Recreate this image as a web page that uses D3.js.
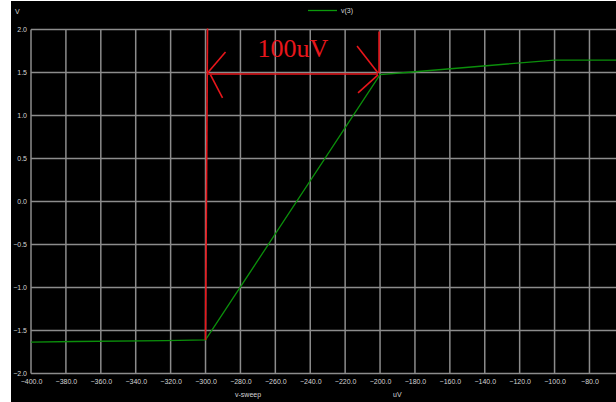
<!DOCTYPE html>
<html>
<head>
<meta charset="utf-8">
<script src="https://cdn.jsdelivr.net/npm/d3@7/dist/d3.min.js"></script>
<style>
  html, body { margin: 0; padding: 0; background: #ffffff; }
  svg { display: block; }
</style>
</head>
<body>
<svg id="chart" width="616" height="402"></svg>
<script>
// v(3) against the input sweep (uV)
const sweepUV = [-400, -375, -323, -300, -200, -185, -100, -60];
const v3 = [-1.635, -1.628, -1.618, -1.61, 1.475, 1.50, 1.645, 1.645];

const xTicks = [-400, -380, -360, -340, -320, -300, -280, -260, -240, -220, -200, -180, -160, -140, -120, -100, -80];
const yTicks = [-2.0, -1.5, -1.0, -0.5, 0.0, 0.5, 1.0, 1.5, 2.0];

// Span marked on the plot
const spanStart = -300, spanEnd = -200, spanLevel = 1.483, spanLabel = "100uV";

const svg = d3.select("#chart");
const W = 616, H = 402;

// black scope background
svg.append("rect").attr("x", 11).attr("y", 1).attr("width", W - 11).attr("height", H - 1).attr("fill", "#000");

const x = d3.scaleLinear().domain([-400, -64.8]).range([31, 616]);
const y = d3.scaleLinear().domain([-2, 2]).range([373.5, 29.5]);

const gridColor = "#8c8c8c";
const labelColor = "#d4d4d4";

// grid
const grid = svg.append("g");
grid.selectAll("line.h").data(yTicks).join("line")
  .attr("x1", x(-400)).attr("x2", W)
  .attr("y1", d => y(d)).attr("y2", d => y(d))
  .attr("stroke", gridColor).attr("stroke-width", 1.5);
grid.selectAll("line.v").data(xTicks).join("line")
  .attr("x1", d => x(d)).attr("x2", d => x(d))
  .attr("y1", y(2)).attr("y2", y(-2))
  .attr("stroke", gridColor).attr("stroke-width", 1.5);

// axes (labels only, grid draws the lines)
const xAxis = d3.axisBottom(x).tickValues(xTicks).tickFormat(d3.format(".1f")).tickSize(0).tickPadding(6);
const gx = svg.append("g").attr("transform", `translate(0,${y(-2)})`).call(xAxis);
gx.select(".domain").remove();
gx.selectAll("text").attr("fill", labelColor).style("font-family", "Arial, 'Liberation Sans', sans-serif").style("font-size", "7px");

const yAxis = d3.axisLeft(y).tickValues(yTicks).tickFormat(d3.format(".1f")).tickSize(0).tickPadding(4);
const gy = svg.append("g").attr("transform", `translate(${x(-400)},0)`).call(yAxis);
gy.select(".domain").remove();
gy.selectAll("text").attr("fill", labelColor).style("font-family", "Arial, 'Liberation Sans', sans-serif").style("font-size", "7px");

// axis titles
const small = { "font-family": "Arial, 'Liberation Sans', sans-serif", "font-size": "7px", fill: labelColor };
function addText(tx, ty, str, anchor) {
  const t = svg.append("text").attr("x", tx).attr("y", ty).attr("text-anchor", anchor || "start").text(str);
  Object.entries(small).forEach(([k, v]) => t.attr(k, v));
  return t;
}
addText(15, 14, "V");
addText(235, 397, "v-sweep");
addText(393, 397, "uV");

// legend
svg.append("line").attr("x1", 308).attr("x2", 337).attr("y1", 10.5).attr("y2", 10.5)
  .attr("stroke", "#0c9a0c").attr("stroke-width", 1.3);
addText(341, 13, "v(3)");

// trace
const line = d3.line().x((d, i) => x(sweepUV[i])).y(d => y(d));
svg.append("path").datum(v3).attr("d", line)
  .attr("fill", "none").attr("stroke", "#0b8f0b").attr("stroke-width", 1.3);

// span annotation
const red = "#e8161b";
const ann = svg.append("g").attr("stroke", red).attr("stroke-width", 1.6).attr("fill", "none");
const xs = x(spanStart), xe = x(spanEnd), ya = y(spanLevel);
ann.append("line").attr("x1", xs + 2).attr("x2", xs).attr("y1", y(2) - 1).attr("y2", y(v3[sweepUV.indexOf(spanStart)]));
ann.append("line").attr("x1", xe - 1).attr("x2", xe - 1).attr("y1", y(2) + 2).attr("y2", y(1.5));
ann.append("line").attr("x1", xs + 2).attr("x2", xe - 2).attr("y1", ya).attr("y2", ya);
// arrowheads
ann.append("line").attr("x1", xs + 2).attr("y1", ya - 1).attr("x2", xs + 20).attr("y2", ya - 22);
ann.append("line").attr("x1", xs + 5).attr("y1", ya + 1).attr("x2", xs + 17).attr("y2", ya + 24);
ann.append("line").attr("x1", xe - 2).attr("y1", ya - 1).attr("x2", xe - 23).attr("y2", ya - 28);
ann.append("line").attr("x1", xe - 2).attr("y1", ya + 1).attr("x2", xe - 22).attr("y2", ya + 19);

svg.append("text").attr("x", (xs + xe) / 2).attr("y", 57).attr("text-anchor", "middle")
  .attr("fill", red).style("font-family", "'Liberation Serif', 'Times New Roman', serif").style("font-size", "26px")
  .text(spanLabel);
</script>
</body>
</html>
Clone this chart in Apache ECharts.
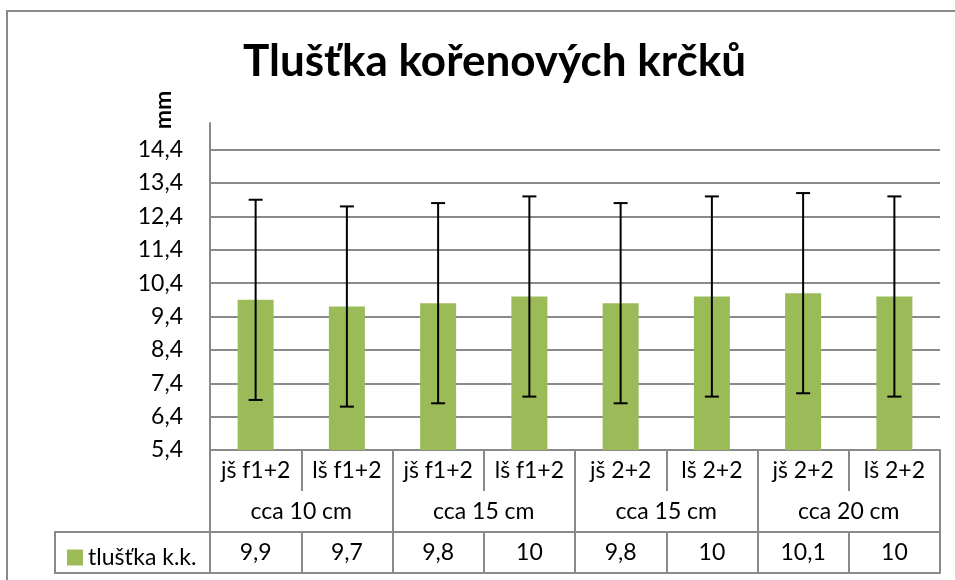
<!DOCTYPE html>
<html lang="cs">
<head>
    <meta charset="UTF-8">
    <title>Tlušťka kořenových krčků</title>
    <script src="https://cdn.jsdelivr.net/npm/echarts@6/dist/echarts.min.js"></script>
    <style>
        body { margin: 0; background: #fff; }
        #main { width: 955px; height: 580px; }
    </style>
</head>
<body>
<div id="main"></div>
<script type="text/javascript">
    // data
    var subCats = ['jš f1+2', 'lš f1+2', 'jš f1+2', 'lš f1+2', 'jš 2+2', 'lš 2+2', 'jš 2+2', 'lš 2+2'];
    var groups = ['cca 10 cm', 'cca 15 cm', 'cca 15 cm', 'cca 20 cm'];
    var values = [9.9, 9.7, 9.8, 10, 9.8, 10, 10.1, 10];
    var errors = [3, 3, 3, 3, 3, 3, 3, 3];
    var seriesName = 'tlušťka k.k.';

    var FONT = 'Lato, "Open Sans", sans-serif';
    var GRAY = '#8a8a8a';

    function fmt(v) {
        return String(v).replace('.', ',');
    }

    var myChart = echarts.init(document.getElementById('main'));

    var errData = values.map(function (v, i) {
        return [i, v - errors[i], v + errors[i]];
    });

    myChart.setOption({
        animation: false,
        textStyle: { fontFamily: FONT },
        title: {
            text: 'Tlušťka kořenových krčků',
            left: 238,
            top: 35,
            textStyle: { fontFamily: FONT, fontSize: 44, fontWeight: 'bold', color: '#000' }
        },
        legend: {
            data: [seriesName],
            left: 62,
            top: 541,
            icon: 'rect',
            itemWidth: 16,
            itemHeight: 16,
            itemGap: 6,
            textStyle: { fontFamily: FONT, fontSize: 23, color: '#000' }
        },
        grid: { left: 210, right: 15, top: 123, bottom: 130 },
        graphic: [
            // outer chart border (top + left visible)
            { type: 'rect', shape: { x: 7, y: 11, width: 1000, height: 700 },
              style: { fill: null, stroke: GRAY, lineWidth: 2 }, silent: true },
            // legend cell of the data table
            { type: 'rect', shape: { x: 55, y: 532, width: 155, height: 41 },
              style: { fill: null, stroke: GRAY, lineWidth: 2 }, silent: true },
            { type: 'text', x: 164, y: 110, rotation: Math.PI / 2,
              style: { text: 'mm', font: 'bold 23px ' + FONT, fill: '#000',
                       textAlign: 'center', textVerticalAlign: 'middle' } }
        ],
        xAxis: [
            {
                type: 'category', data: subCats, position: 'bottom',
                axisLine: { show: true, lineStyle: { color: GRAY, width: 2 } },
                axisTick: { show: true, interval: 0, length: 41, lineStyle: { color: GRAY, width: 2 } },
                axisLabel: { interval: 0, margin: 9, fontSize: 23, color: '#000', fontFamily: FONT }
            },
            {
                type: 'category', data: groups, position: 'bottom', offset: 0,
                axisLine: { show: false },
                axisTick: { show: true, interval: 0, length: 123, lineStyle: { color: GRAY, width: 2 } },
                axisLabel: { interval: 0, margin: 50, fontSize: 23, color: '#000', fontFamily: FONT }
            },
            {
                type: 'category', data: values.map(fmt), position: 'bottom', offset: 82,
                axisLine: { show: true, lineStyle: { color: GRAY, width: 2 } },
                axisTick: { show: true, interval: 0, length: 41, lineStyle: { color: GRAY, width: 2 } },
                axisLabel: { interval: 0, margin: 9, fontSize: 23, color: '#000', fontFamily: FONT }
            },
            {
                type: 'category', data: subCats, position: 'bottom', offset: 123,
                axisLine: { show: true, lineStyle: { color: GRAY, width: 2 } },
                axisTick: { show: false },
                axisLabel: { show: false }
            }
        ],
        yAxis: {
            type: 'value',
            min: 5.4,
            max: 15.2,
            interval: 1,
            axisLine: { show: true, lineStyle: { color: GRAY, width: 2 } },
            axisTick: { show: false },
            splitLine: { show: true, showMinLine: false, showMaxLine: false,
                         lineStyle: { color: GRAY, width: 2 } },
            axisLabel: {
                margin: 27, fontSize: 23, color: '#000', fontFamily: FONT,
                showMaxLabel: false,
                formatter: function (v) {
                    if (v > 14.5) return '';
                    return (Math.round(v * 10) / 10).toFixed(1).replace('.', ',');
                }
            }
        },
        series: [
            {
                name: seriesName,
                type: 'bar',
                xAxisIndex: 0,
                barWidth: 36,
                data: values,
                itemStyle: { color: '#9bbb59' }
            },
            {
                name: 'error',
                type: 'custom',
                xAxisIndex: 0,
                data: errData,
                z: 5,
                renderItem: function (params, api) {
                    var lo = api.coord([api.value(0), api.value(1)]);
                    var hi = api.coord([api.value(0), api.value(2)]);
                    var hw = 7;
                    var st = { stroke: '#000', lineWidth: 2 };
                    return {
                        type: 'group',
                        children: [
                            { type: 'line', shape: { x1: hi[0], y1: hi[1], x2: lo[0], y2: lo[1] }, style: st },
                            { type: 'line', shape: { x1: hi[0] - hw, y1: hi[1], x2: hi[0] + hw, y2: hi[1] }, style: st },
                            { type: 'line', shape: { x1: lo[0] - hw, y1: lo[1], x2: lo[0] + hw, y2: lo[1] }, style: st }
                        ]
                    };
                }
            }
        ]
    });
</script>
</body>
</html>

- - - - -

> What to work on
Restate exactly, please, only the lines between the start of the data and the line containing "1.50, 1.645, 1.645];", both ends included, skipping the pictures.

> Result below
Recreate this image as a web page that uses D3.js.
<!DOCTYPE html>
<html>
<head>
<meta charset="utf-8">
<script src="https://cdn.jsdelivr.net/npm/d3@7/dist/d3.min.js"></script>
<style>
  html, body { margin: 0; padding: 0; background: #ffffff; }
  svg { display: block; }
</style>
</head>
<body>
<svg id="chart" width="616" height="402"></svg>
<script>
// v(3) against the input sweep (uV)
const sweepUV = [-400, -375, -323, -300, -200, -185, -100, -60];
const v3 = [-1.635, -1.628, -1.618, -1.61, 1.475, 1.50, 1.645, 1.645];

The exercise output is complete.